Mike didn’t offer any assistance. “What did she say?”
“Harriet? That she could handle this herself. That counseling like this was her specialty. She had only been seeing Katrina since late summer, so the differences were not as startling to her as they were to some of us who had known her before she was assaulted. But she led me to believe that she was the expert, so I left it alone. Harriet told me all the symptoms I mentioned were consistent with rape trauma syndrome.”
“Did you and Katrina continue to talk about it, too?”
“Not really. By the beginning of November, she was already hinting to me that she was thinking about going home, to Cape Town. Her father was there-”
“Do you have a telephone number for him?”
“It’s in the personnel folder here. I don’t think it will do you much good. She told me her father was in a nursing home. Early-onset Alzheimer’s, if I’m not mistaken. I told her I thought it was crazy for her to go back there, for two reasons.”
“What were they?”
“I thought she needed to get well before she went home. Brought out that stubborn streak she had. She got all fired up about the medical care in South Africa and how advanced it was. That if there was something psychological impeding her recovery, it would do her good to get out of this environment, where the rape occurred. And that if it was medical as I suspected-and she doubted that, by the way, because she placed such faith in Harriet-then the best doctors in the world were in Cape Town.”
“And your second reason for thinking she shouldn’t leave?”
“The work she was doing.”
“They don’t have tombs in Africa?” Mike asked. “They don’t have museums?”
“Of course they do. But nothing like her specialty. She had already applied for a job. I’d written a letter of recommendation, which you’ll also see in the file.”
“For what kind of position?”
“The McGregor Museum. It’s in Kimberley, South Africa.”
“They’ve got a medieval art department?” I asked.
“Botany. Archaeology. Cultural history. Zoology. Natural history. Science, not medieval art. They’re what you do at the McGregor. That was my point, Ms. Cooper. Katrina was such a promising student in this highly competitive field. But all of the medieval studies programs are limited to the European and American institutions. She was throwing away ten years of her education.”
“But it was her home, Mr. Bellinger.”
“Her mother was dead. Her father didn’t know her any longer. She’d gone to university in England, so her friends were scattered all over the world.That wasn’t home, in South Africa. She was beginning to make herself a decent life here.” Bellinger was pacing now and was getting more agitated as he spoke about his efforts to stop Katrina from leaving New York. “Anna Friedrichs and I were hoping to restore her health and well-being. I’d talked to Eve about letting her transfer her work to the main branch of the Met so she didn’t have to deal with coming through Fort Tryon Park every day.”
“Sounds like you wanted to keep her around,” Mike said.
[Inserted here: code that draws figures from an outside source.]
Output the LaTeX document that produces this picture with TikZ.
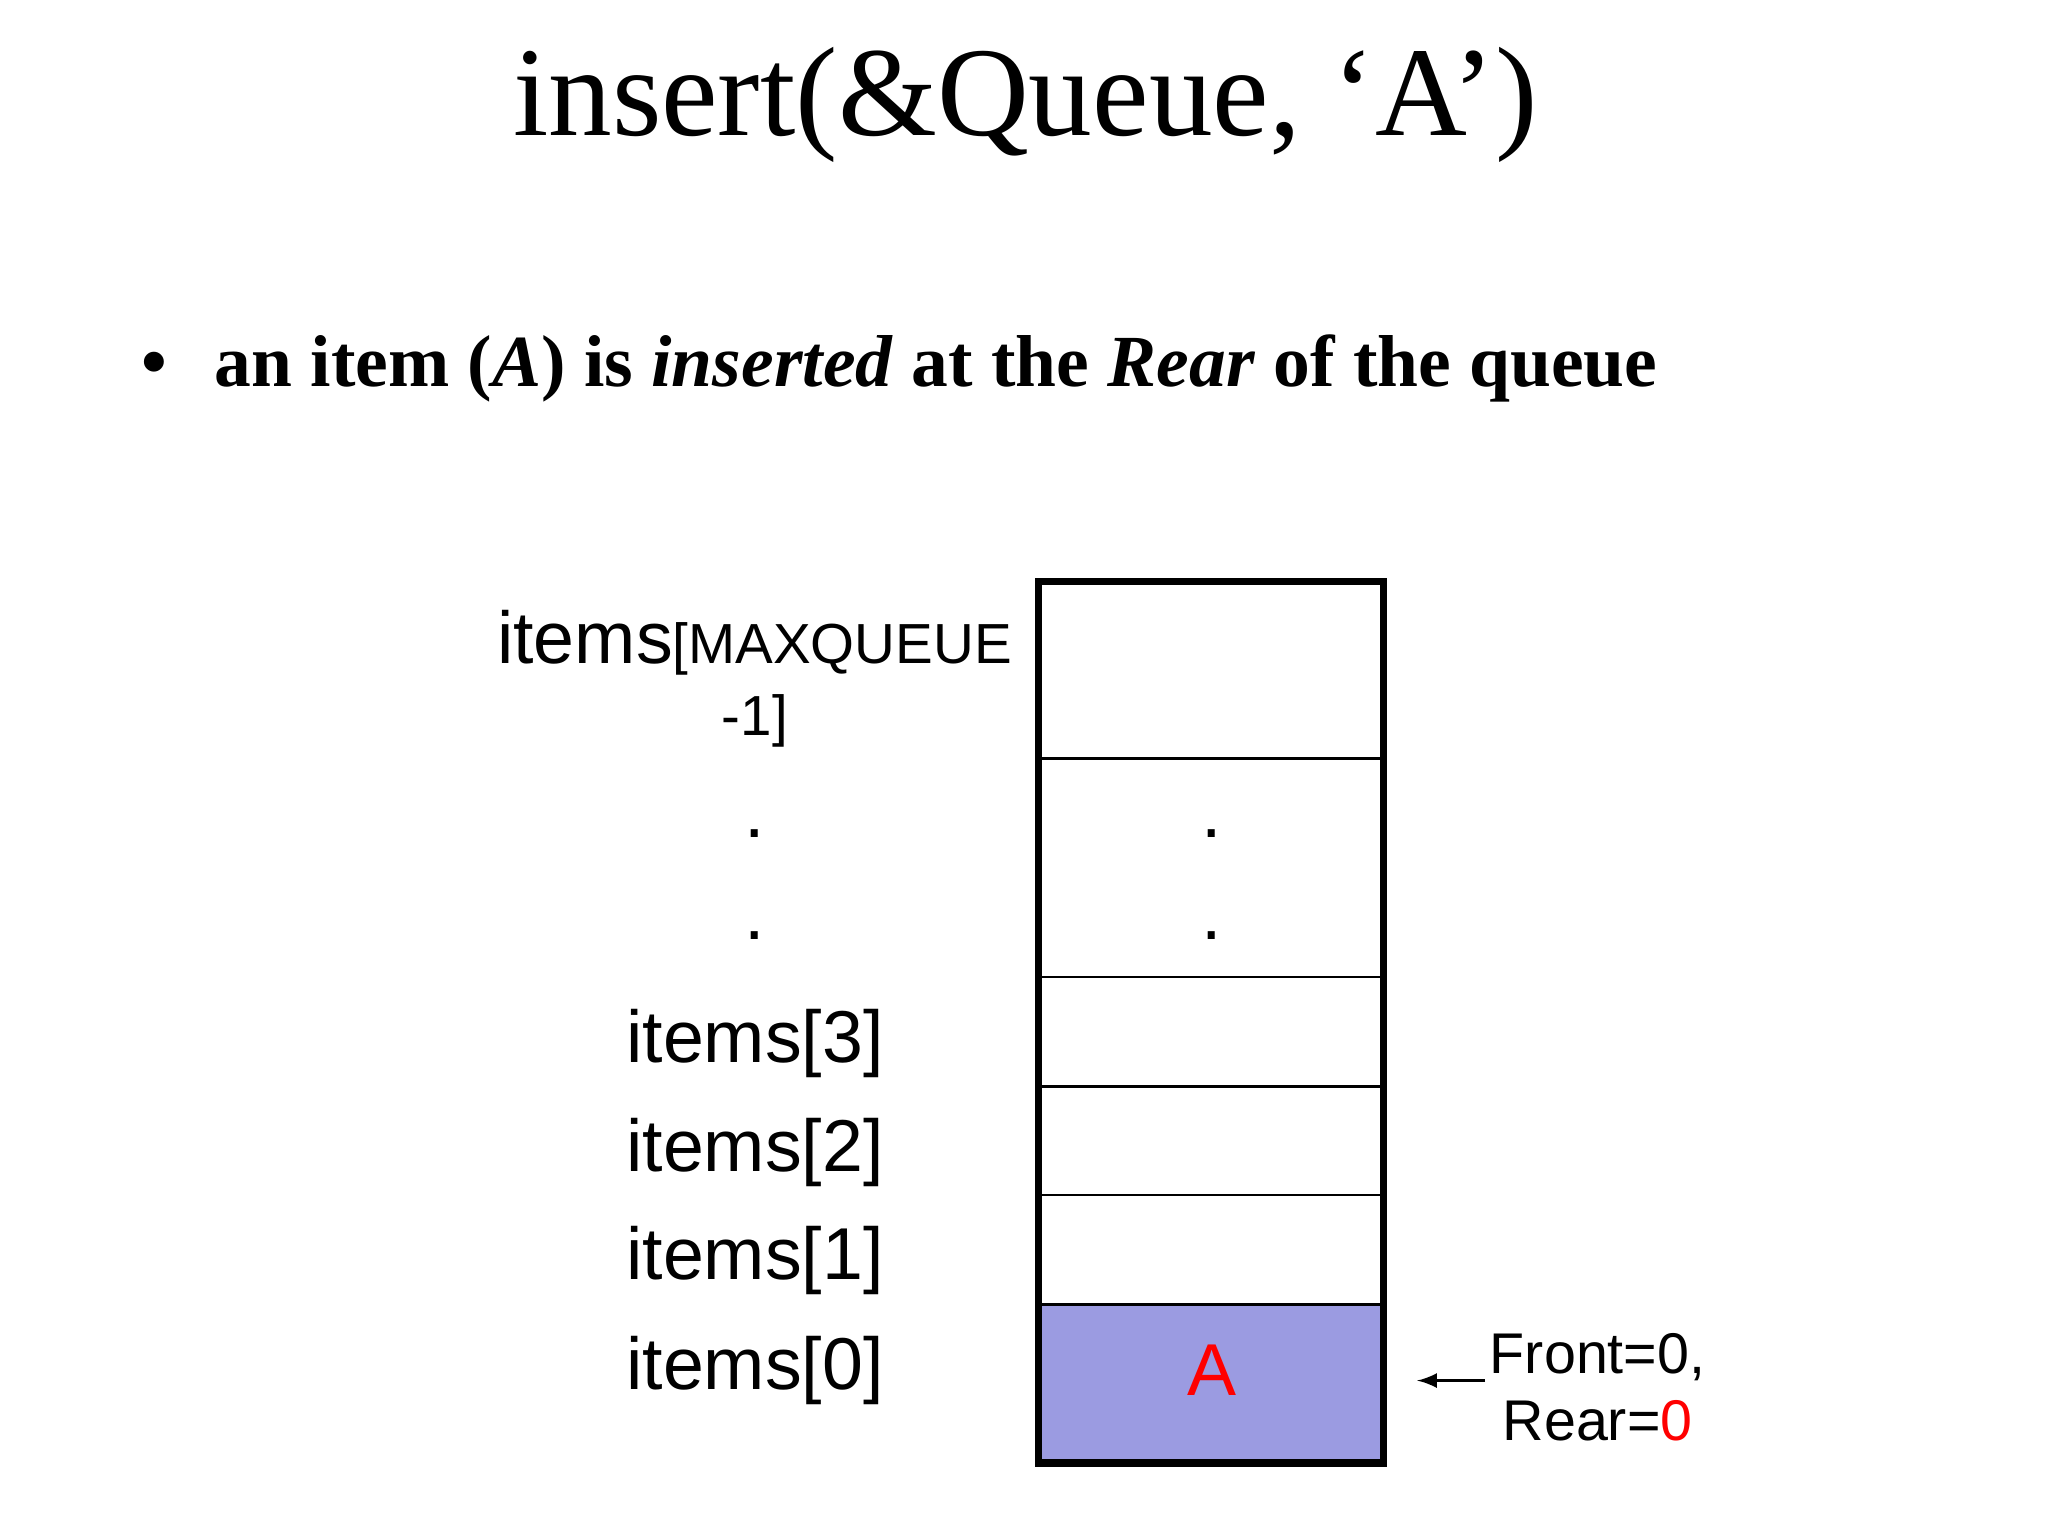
\documentclass[tikz,border=0pt]{standalone}
\usepackage{fontspec}
\setmainfont{Liberation Serif}
\newfontfamily\arialf{Liberation Sans}
\begin{document}
\begin{tikzpicture}[x=0.01cm,y=-0.01cm,
  lab/.style={font=\arialf\fontsize{16}{18}\selectfont, anchor=center, inner sep=0},
  cell/.style={draw, line width=0.6pt}]
\useasboundingbox (0,0) rectangle (1568,1176);
\node (title) at (785,80) {\fontsize{27.7}{30}\selectfont insert(\&Queue, ‘A’)};
\node[anchor=west,inner sep=0] (bul) at (108,282) {\fontsize{16}{19}\selectfont\bfseries •\hspace{0.36cm}an item (\textit{A}) is \textit{inserted} at the \textit{Rear} of the queue};
% cells
\fill[fill={rgb,255:red,155;green,155;blue,225}] (795,999) rectangle (1059,1120);
\foreach \y in {581,748,832,915,999} \draw[line width=0.6pt] (795,\y) -- (1059,\y);
\draw[line width=1.6pt] (795,445) rectangle (1059,1120);
\node[anchor=base west,inner sep=0] (lmax) at (380,508) {\arialf\fontsize{16}{18}\selectfont items\fontsize{12.3}{14}\selectfont[MAXQUEUE};
\node[lab] (lmax2) at (578,552) {\fontsize{12.3}{14}\selectfont -1]};
\node[lab] (d1) at (578,638) {.};
\node[lab] (d2) at (578,716) {.};
\node[lab] (d3) at (928,638) {.};
\node[lab] (d4) at (928,716) {.};
\node[lab] (l3) at (578,799) {items[3]};
\node[lab] (l2) at (578,882) {items[2]};
\node[lab] (l1) at (578,965) {items[1]};
\node[lab] (l0) at (578,1049) {items[0]};
\node[lab,text=red] (a) at (928,1049) {A};
\node[anchor=west,inner sep=0,font=\arialf\fontsize{12.5}{14.5}\selectfont,align=center] (fr) at (1140,1062) {Front=0,\\Rear=\textcolor{red}{0}};
\coordinate (ae) at (1085,1057);
\draw[-latex,line width=0.5pt] (1137,1057) -- (ae);
\end{tikzpicture}
\end{document}
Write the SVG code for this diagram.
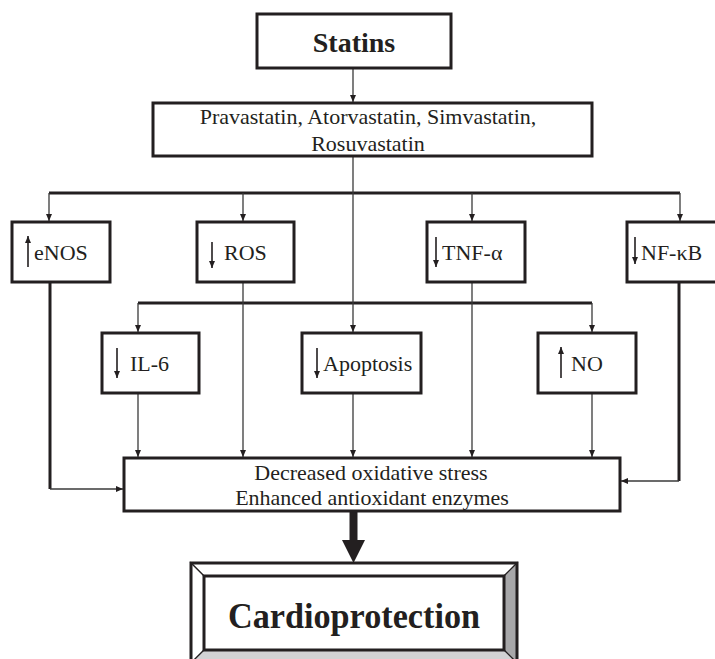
<svg xmlns="http://www.w3.org/2000/svg" width="715" height="659" viewBox="0 0 715 659">
<defs>
<marker id="ah" markerWidth="8" markerHeight="8" refX="7" refY="4" orient="auto" markerUnits="userSpaceOnUse">
<path d="M0,1 L7,4 L0,7 Z" fill="#231f20"/>
</marker>
<marker id="sa" markerWidth="8" markerHeight="8" refX="7" refY="4" orient="auto" markerUnits="userSpaceOnUse">
<path d="M0,1 L7,4 L0,7 Z" fill="#231f20"/>
</marker>
<style>
.box{fill:#fff;stroke:#231f20;stroke-width:3}
.t{font-family:"Liberation Serif","Times New Roman",serif;font-size:22px;fill:#231f20}
.tb{font-family:"Liberation Serif","Times New Roman",serif;font-weight:bold;fill:#231f20}
.c{fill:none;stroke:#3a3a3a;stroke-width:1.3}
.cA{fill:none;stroke:#3a3a3a;stroke-width:1.3;marker-end:url(#ah)}
.bus{fill:none;stroke:#231f20;stroke-width:3}
.sym{fill:none;stroke:#231f20;stroke-width:1.6;marker-end:url(#sa)}
</style>
</defs>
<rect width="715" height="659" fill="#fff"/>

<g id="connectors">
<line class="cA" x1="353" y1="68" x2="353" y2="102"/>
<line class="bus" x1="49" y1="193" x2="680" y2="193"/>
<line class="c" x1="353" y1="156" x2="353" y2="193"/>
<line class="cA" x1="49" y1="193" x2="49" y2="221"/>
<line class="cA" x1="243" y1="193" x2="243" y2="221"/>
<line class="cA" x1="472" y1="193" x2="472" y2="221"/>
<line class="cA" x1="680" y1="193" x2="680" y2="221"/>
<line class="bus" x1="138" y1="303" x2="592" y2="303"/>
<line class="cA" x1="353" y1="193" x2="353" y2="332"/>
<line class="cA" x1="138" y1="303" x2="138" y2="332"/>
<line class="cA" x1="592" y1="303" x2="592" y2="332"/>
<line class="cA" x1="243" y1="282" x2="243" y2="457"/>
<line class="cA" x1="472" y1="282" x2="472" y2="457"/>
<line class="cA" x1="138" y1="393" x2="138" y2="457"/>
<line class="cA" x1="353" y1="393" x2="353" y2="457"/>
<line class="cA" x1="592" y1="393" x2="592" y2="457"/>
<polyline class="bus" points="50,282 50,489"/>
<line class="cA" x1="50" y1="489" x2="123" y2="489"/>
<polyline class="bus" points="679,282 679,481"/>
<line class="cA" x1="679" y1="481" x2="621" y2="481"/>
<line x1="353.5" y1="511" x2="353.5" y2="542" stroke="#231f20" stroke-width="8"/>
<path d="M342,540 L365,540 L353.5,563 Z" fill="#231f20"/>
</g>

<g id="statins">
<rect class="box" x="257" y="14" width="194" height="54"/>
<text class="tb" x="354" y="52" font-size="28" text-anchor="middle">Statins</text>
</g>

<g id="drugs">
<rect class="box" x="153" y="103" width="439" height="53"/>
<text class="t" x="368" y="124" text-anchor="middle">Pravastatin, Atorvastatin, Simvastatin,</text>
<text class="t" x="368" y="151" text-anchor="middle">Rosuvastatin</text>
</g>

<g id="enos">
<rect class="box" x="12" y="222" width="98" height="60"/>
<line class="sym" x1="28" y1="267" x2="28" y2="236"/>
<text class="t" x="34" y="260">eNOS</text>
</g>

<g id="ros">
<rect class="box" x="197" y="222" width="97" height="60"/>
<line class="sym" x1="212" y1="242" x2="212" y2="268"/>
<text class="t" x="224" y="260">ROS</text>
</g>

<g id="tnf">
<rect class="box" x="427" y="222" width="98" height="60"/>
<line class="sym" x1="436" y1="237" x2="436" y2="267"/>
<text class="t" x="442" y="260">TNF-α</text>
</g>

<g id="nfkb">
<rect class="box" x="627" y="222" width="95" height="60"/>
<line class="sym" x1="635" y1="237" x2="635" y2="264"/>
<text class="t" x="641" y="260">NF-κB</text>
</g>

<g id="il6">
<rect class="box" x="102" y="333" width="97" height="60"/>
<line class="sym" x1="117" y1="348" x2="117" y2="378"/>
<text class="t" x="130" y="371">IL-6</text>
</g>

<g id="apoptosis">
<rect class="box" x="302" y="333" width="119" height="60"/>
<line class="sym" x1="317" y1="348" x2="317" y2="378"/>
<text class="t" x="323" y="371">Apoptosis</text>
</g>

<g id="no">
<rect class="box" x="538" y="333" width="98" height="60"/>
<line class="sym" x1="561" y1="378" x2="561" y2="347"/>
<text class="t" x="571" y="371">NO</text>
</g>

<g id="oxidative">
<rect class="box" x="124" y="458" width="496" height="53"/>
<text class="t" x="371" y="480" text-anchor="middle">Decreased oxidative stress</text>
<text class="t" x="372" y="505" text-anchor="middle">Enhanced antioxidant enzymes</text>
</g>

<g id="cardioprotection">
<polygon points="191,563 517,563 504,576 204,576" fill="#fff" stroke="#231f20" stroke-width="1.2"/>
<polygon points="191,563 204,576 204,650 191,663" fill="#fff" stroke="#231f20" stroke-width="1.2"/>
<polygon points="517,563 517,663 504,650 504,576" fill="#a7a7a9" stroke="#231f20" stroke-width="1.2"/>
<polygon points="191,663 204,650 504,650 517,663" fill="#d2d2d4" stroke="#231f20" stroke-width="1.2"/>
<rect x="191" y="563" width="326" height="100" fill="none" stroke="#231f20" stroke-width="3"/>
<rect x="204" y="576" width="300" height="74" fill="#fff" stroke="#231f20" stroke-width="3"/>
<text class="tb" x="354" y="628" font-size="36" text-anchor="middle" textLength="252" lengthAdjust="spacingAndGlyphs">Cardioprotection</text>
</g>
</svg>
“Very much so. I even suggested a leave of absence. Go home for the holidays. Visit her father. See that there was nothing left for her in Cape Town. Now I can only imagine the pressure she was experiencing if someone here was trying to kill her all that time.”
Bellinger hesitated, then looked across his desk to Mike and Mercer. “Are you going to tell me? Am I entitled to know how she died?”
“Poison, most probably.”
He pulled out his chair and sat down, throwing his head back and studying a gargoyle in the arch of the ceiling. The last thing I expected to hear him do was laugh.
“I hope to hell it wasn’t arsenic. I’ve got enough of it here to do in all of us.”